Wednesday 26 June 2013
Andy Murray’s prospects of significant progress towards his first Wimbledon title at the 2013 Championships received a huge boost when the sixth-seeded Jo-Wilfried Tsonga was forced to retire at the end of the third set of his second round match against Latvia’s Ernests Gulbis, when he was losing 3-6 6-3 6-3.
Tsonga, a prospective quarter-final opponent for Murray, was another victim of the spate of injuries which have suddenly beset The Championships, calling for treatment to a left knee tendon after conceding three successive games to drop the second set after looking comfortably in control of proceedings.
Afterwards Tsonga, a semi-finalist at the 2012 Championships, explained that the tendon problem surfaced “five, six days ago,” and added, “This was not really a good sign because I had already had some problems with this tendon. I know when it’s going worse like this and it is not good for me to play on because I know I will do more damage.”
And, as he pointed out, “I had no chance to beat a guy like this without legs.”
Yet for a set and a half Tsonga had seemed on cruise control. He wrapped up the first set in 33 minutes against an opponent he had beaten in their three previous meetings – though the last one was four years ago.
Then at 3-3 in the second set Tsonga’s movement began to slow. He dropped serve, saw Gulbis move 5-3 ahead with a love service game and then was broken again after committing a basic gaffe, which could have had nothing to do with his knee problems.
After a rousing rally Gulbis slipped and with the court wide open and his opponent at his mercy Tsonga elected to pat the ball back gently towards Gulbis, who regained his feet and gratefully smacked a winner to reach set point. The shocked Tsonga then drove a backhand volley out of court and the match was suddenly level.

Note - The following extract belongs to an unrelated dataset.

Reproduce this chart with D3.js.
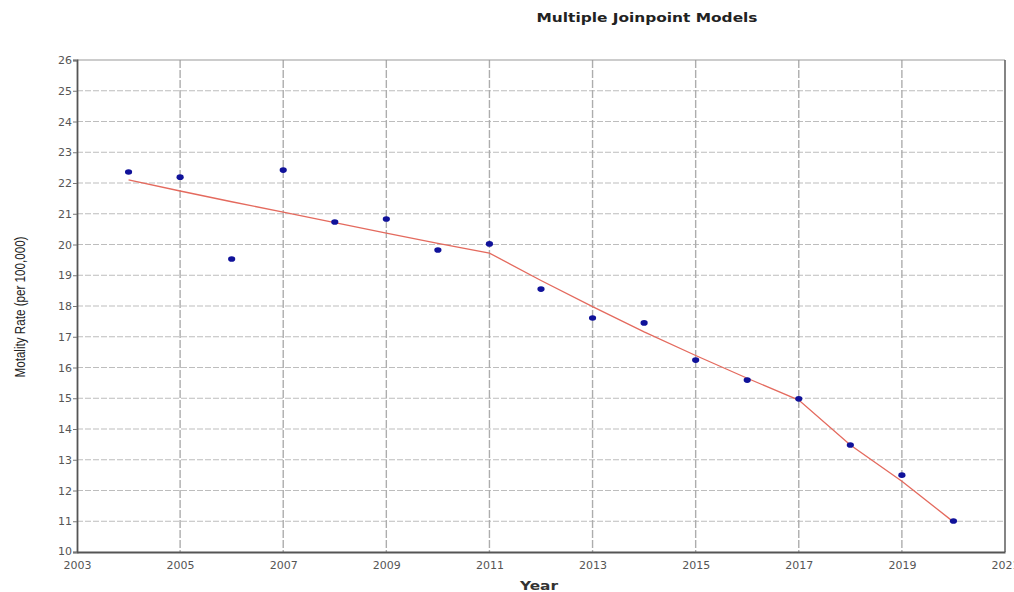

Having called for the trainer, Tsonga was heard to say that he could not play on but after treatment he opted to do so. However, he was simply not the dashing, pirouetting favourite of Centre Court any longer and from 2-2 in the third set the energetic Gulbis, bidding to reach Wimbledon’s third round for the first time, ran away with the match.
There was a smattering of slow handclapping from spectators who did not realise the extent of the Frenchman’s injury as he dropped serve to fall 2-4 behind and it was in a subdued atmosphere that Gulbis comfortably captured the third set, at the end of which Tsonga sat with his head covered by a towel before moving towards his opponent, shaking hands and retiring.
But, being Tsonga, he did manage a smile as he exited Centre Court.
Asked why so many players are suffering injury, Tsonga offered the opinion that it is due to the weather. “The weather is not good to play tennis because it’s cold outside. And for all the joints, that’s not really good. At Roland Garros, for example, it’s getting worse and worse every year, colder and colder. So it’s not only about Wimbledon. Also, we play a lot.
“We need some time to rest after tournaments because they all follow [so quickly]. If you play every day for nine months, for sure you will get injured. It’s tough for me because on my ranking I have to play almost every week if I want to keep my ranking high.”
Gulbis shared Tsonga’s opinion about the length of the tennis season. “The schedule is really tough. People also don’t understand that five-set matches are something very special. Mentally, physically they take a lot out of you. If you play far in the tournaments like Victoria Azarenka does, like Rafa Nadal does, it’s tough to recover. You need more time in between. You need to make the season shorter.”